Moral claims to privacy in relation to images taken while in a public space are complicated. Philosophers haven’t adequately discussed these. Even in the age of digital manipulation and deep fakery, photojournalism is a key element of a free press. And the more poetic “decisive moment” school of photography associated with Henri-Cartier Bresson, which captures unknowing subjects in moments that symbolise far more about life in cities than they literally depict, has great cultural value. Both photographic traditions – reportage and visual poetry – rely on a freedom to take and use others’ images without consent.

Respect for private and family life is protected in clause 8 of the Human Rights Act and the worst kind of journalists and photojournalists ignore this by intruding into families’ lives at their most vulnerable moments.

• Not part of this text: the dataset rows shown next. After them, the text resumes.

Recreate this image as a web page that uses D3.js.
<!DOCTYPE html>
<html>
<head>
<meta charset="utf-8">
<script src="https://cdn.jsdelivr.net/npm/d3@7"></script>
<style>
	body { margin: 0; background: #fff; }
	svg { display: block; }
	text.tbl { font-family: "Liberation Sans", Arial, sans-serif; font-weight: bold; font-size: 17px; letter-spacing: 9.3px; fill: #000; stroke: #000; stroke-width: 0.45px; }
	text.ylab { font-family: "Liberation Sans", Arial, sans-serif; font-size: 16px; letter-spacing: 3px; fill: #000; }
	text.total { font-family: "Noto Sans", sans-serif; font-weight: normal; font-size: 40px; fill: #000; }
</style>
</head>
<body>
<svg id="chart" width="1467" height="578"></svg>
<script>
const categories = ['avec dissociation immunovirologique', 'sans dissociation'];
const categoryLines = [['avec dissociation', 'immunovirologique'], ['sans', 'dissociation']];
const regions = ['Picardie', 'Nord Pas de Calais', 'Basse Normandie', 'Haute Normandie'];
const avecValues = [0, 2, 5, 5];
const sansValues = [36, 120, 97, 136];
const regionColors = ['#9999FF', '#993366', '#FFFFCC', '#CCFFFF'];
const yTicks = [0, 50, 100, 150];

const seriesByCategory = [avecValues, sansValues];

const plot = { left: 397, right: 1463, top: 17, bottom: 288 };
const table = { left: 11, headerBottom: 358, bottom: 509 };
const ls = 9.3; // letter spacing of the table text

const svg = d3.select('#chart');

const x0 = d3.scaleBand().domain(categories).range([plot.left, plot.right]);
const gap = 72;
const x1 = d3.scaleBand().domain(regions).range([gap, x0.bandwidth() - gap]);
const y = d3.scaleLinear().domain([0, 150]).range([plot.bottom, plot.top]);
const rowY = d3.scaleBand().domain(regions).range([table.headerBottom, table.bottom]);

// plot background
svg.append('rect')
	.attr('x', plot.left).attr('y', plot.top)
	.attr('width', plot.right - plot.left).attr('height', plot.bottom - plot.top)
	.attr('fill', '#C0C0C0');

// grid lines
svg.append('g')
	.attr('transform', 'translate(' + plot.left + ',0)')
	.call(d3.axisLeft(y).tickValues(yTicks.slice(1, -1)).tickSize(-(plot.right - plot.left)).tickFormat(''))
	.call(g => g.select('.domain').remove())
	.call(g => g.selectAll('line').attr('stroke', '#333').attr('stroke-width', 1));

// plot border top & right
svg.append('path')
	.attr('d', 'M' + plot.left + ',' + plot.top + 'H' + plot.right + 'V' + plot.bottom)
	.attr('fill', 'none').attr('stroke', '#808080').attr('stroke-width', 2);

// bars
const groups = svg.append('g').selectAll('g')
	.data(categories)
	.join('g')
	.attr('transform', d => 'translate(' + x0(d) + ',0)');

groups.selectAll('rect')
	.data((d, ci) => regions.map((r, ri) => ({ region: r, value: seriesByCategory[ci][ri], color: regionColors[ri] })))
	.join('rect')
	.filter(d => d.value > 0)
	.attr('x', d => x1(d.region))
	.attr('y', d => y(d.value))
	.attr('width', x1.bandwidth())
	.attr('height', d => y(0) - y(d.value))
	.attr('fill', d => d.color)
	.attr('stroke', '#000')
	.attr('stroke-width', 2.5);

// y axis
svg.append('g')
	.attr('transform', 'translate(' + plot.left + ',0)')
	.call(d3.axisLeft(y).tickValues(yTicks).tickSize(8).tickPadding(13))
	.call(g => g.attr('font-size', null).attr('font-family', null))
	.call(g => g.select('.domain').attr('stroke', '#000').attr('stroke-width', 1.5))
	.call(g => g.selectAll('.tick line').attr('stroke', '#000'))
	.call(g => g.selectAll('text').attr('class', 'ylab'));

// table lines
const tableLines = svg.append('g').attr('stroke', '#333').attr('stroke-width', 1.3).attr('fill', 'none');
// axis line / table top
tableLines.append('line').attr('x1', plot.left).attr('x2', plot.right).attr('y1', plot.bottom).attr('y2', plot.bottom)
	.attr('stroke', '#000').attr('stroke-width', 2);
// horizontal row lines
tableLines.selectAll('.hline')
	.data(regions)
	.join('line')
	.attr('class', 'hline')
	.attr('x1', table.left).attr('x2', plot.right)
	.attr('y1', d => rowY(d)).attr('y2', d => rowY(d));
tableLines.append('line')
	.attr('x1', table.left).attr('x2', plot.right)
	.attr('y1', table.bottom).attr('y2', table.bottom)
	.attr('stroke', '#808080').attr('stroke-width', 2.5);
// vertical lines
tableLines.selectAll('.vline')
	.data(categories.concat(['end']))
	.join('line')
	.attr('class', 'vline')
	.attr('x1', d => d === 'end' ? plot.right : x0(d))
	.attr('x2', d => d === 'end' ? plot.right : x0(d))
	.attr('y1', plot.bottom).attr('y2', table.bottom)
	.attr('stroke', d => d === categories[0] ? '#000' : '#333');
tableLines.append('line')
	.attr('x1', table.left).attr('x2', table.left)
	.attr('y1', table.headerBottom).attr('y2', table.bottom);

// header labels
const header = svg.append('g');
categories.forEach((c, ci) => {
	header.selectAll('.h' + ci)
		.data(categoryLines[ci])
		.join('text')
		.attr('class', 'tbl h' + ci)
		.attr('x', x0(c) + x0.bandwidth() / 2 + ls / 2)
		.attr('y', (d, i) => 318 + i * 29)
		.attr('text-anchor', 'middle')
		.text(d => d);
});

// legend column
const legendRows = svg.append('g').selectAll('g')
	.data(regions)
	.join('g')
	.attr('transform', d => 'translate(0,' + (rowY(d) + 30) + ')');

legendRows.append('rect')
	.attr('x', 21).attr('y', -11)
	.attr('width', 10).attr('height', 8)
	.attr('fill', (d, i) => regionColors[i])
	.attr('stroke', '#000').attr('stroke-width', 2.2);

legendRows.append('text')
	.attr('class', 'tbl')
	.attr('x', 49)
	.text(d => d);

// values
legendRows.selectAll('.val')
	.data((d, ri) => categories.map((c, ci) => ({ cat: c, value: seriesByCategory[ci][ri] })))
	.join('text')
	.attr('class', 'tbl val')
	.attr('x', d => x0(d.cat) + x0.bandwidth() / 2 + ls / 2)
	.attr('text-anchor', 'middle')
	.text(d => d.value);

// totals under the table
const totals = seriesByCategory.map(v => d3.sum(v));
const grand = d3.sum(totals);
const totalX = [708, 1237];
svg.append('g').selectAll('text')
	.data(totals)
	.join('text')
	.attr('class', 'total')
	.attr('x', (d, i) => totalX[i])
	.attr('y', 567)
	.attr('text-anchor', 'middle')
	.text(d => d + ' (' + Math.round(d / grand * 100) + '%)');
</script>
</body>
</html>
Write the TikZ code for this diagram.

But should we think of ourselves as morally deserving of protection of our privacy from photography when we leave the privacy of our homes? And what of those celebrities who court photo publicity? They seem to have given implicit consent to be photographed. Shouldn’t they be treated differently from anonymous individuals?

In the UK, of course, famous or not, when we are in the street we are probably being videoed – by a surveillance camera. But what if someone published an unflattering or compromising still from that footage, would that be a morally significant infringement of privacy? Unless you were a crime suspect, it would feel like that. If you thought about it coolly, though, I hope you would agree that it is better that we have a situation where people can publish candid images of others in public with impunity than one that polices such practices, as in France.

My preferred solution is not to demand a right to privacy when in public (this would disproportionately protect the powerful from scandal and curb photojournalism), nor to claim that individuals by default hold enforceable rights to images made of them, but rather to question and criticise the ethics of those photographers who show so little concern for the predictable effects of what they do. And we should, of course, continue to shame media organisations that operate outside any recognisable moral sphere.